I had never left the country before, so I felt intimidated at first. After exploring the activities on the island, however, I never really found myself getting the chance to feel homesick! I spent the semester scuba diving, snorkeling, hiking and exploring the coral reefs.

What did you study while abroad?

The classes I took were a great fit for my majors. For Tropical Coastal Ecology and Oceanography some of our classes were spent snorkeling the coral reefs, giving us hands-on lessons. In Terrestrial Ecology we got to hike the different terrain on the island. I also learned more about the island’s culture and social concerns through environmental policy and language courses held within the classroom.

What were some of the challenges you overcame during your experience?

I was very nervous to try scuba diving, but overcoming some initial fear I decided not to let my nerves get the best of me. I fell in love with it. I earned my scuba diving certification during the semester, which is something I never thought I would try and that I am really proud of.

Did you complete any research projects while in Panama?

I realized a way to align my passion for social justice with my career goals in Bocas del Toro.

My research project analyzed the effects incoming real estate developments have on the local mangrove ecosystems and the surrounding communities. With mangroves providing habitats for fish hatcheries and protection for the shoreline, they’re a crucial part of life in Bocas Del Toro.

Emily and another person are wearing snorkeling masks underwater. They are floating above seagrass and looking toward mangrove tree roots.
Exploring the mangrove population

Our intensive research included snorkeling to study the mangroves up close and spending hours in the lab. We studied oyster populations and fish counts to decipher any changes in the health of the mangrove population. I found myself putting in 12-hour days for field work and analysis, but it was all worth it in the end.

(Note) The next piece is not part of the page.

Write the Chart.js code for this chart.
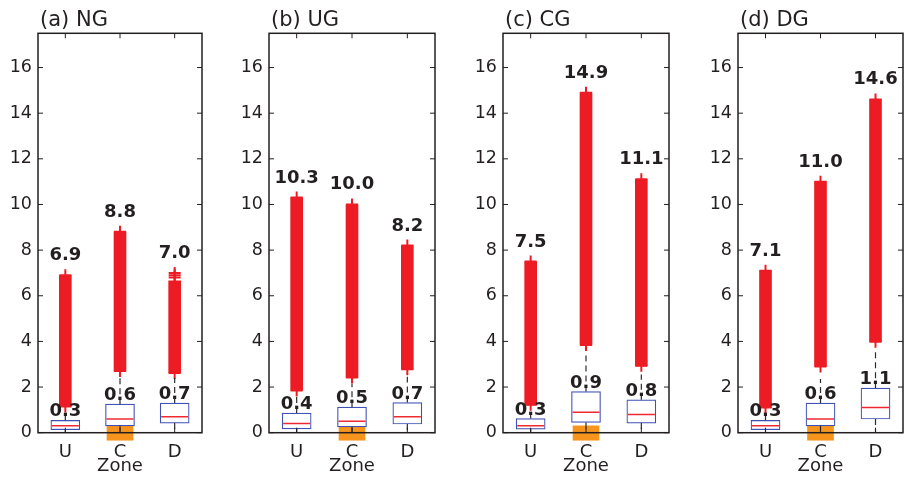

We also conducted focus groups with indigenous communities, fisherpeople and other local stakeholders to get a better understanding of how these changes have affected their lives. While our research failed to show ecological impacts of incoming development, there was a significant impact on the community population. The residents were upset by the recent developments and concerned for the future of their home.

I learned that the results of this research could not only benefit the field of science, but also help the community. I discovered that my love for natural science can contribute to the bigger picture and coincide with my passion for social justice.

I’m in the process of trying to get my research published, but also want to pursue similar projects in graduate school.

What piece of advice would you give a student planning to study abroad?

If you’re considering studying abroad — go for it. Make the most of your time and get to know different people from the local community. You may be worried that you’ll be missing out on experiences with your friends on campus, but you’ll be making your own amazing memories exploring new places, trying different activities, and meeting new people.

Brandeis students have more than 150 study abroad program opportunities to explore in 60 different countries. The Brandeis Office of Study Abroad helps students identify the right academic, linguistic, and cultural fit to make the most of their time studying away from campus.